Umbilical Cord Cells: Godsend or Gimmick?

ByABC News
March 21, 2007, 6:20 PM

March 22, 2007— -- For most of us, our connection to an umbilical cord lasts only during our first few seconds of life.

However, for a growing number of people, umbilical cords represent a crucial lifeline even in adulthood.

Take Rhonda Kottke, for instance. On Dec. 28, 2001, at the age of 29, her doctor diagnosed the Chicago woman with leukemia.

Her treatments ravaged her immune system to the extent that if it were not replaced, she would die.

Kottke's siblings were tested, but their bone marrow was not a close enough match to hers. It was then that her doctors suggested a different course of treatment altogether -- an infusion of stem cells obtained from an umbilical cord.

The transplant came six months after her diagnosis.
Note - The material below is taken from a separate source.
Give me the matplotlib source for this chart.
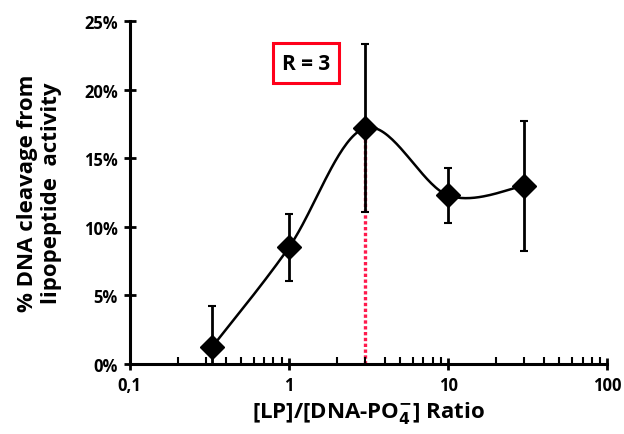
import numpy as np
import matplotlib.pyplot as plt
from matplotlib.ticker import FixedLocator, FuncFormatter, LogLocator, NullFormatter

plt.rcParams['font.family'] = ['Open Sans', 'DejaVu Sans']
plt.rcParams['font.weight'] = 'bold'

# data
ratio = [0.33, 1, 3, 10, 30]
cleavage = [1.25, 8.5, 17.2, 12.3, 13.0]  # percent
err = [3.0, 2.45, 6.15, 2.0, 4.75]

r_mark = 3
r_label = "R = 3"
y_ticks = [0, 5, 10, 15, 20, 25]
x_ticks = [0.1, 1, 10, 100]
x_tick_labels = ["0,1", "1", "10", "100"]

# Excel-style smoothed line (bezier through points, in screen-ish space)
sx, sy = 159.0, 13.72
P = np.column_stack([np.log10(ratio) * sx, np.array(cleavage) * sy])
curve = []
t = np.linspace(0, 1, 40)[:, None]
for i in range(len(P) - 1):
    p0 = P[max(i - 1, 0)]
    p1 = P[i]
    p2 = P[i + 1]
    p3 = P[min(i + 2, len(P) - 1)]
    c1 = p1 + (p2 - p0) / 6
    c2 = p2 - (p3 - p1) / 6
    seg = (1 - t) ** 3 * p1 + 3 * (1 - t) ** 2 * t * c1 + 3 * (1 - t) * t ** 2 * c2 + t ** 3 * p2
    curve.append(seg)
curve = np.vstack(curve)
cx = 10 ** (curve[:, 0] / sx)
cy = curve[:, 1] / sy

fig = plt.figure(figsize=(6.24, 4.35), dpi=100)
ax = fig.add_axes([0.208, 0.161, 0.765, 0.788])

ax.plot([r_mark, r_mark], [0, cleavage[ratio.index(r_mark)]], color=(1, 0.1, 0.3),
        linestyle=(0, (1, 0.75)), lw=2.4, zorder=1)
ax.plot(cx, cy, color='black', lw=1.8, zorder=2)
ax.errorbar(ratio, cleavage, yerr=err, fmt='D', color='black', ms=12.5,
            ecolor='black', elinewidth=2, capsize=3, capthick=1.5, zorder=3)

ax.set_xscale('log')
ax.set_xlim(0.1, 100)
ax.set_ylim(0, 25)
ax.xaxis.set_major_locator(FixedLocator(x_ticks))
ax.xaxis.set_major_formatter(FuncFormatter(lambda v, p: x_tick_labels[x_ticks.index(v)] if v in x_ticks else ""))
ax.xaxis.set_minor_locator(LogLocator(base=10, subs=np.arange(2, 10)))
ax.xaxis.set_minor_formatter(NullFormatter())
ax.set_yticks(y_ticks)
ax.set_yticklabels([f"{v}%" for v in y_ticks])

for s in ['top', 'right']:
    ax.spines[s].set_visible(False)
for s in ['left', 'bottom']:
    ax.spines[s].set_linewidth(2.2)
ax.tick_params(axis='both', which='major', direction='inout', length=9, width=2,
               labelsize=12, pad=4)
ax.tick_params(axis='x', which='minor', direction='in', length=5, width=1.5)

ax.set_xlabel("[LP]/[DNA-PO$_\\mathbf{4}^\\mathbf{-}$] Ratio", fontsize=16, fontweight='bold', labelpad=4)
ax.set_ylabel("% DNA cleavage from\nlipopeptide  activity", fontsize=16, fontweight='bold', labelpad=16)

ax.text(0.369, 0.877, r_label, transform=ax.transAxes, fontsize=15, fontweight='bold',
        ha='center', va='center',
        bbox=dict(boxstyle='square,pad=0.45', facecolor='white', edgecolor=(1, 0, 0.1), lw=2.2))

fig.savefig("out.png", dpi=100)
Today, doctors say the graft likely saved Kottke's life.

"I'm doing great, knock on wood," she told ABC's "Good Morning America." "I have no signs of leukemia in my blood. I have no sign of cancer at all. I'm as healthy as anyone else."

Kottke received her transplant from a public cord cell bank. However, many private companies offer new parents the chance to freeze their child's cord cells for personal use -- that is, if the child or a family member needs them.

But as the trend of banking cord blood continues to grow, critics say those who bank umbilical cord cells at private banks will most likely never use it.

And with an initial price tag of more than $1,000 to store the cord blood -- and yearly storage fees in the hundreds of dollars -- the cost of this biological insurance policy may outweigh the actual benefits for most.

At birth, the umbilical cord is normally thrown away. But in the past few years, doctors have discovered that it is chock full of stem cells, which can be used to treat as many as 70 different diseases.

Treatments using cord blood cells are still relatively new; so far, only about 6,000 Americans have received cord blood transplants. Most commonly, the cells are used to regenerate the immune systems of patients who have received treatment for leukemia.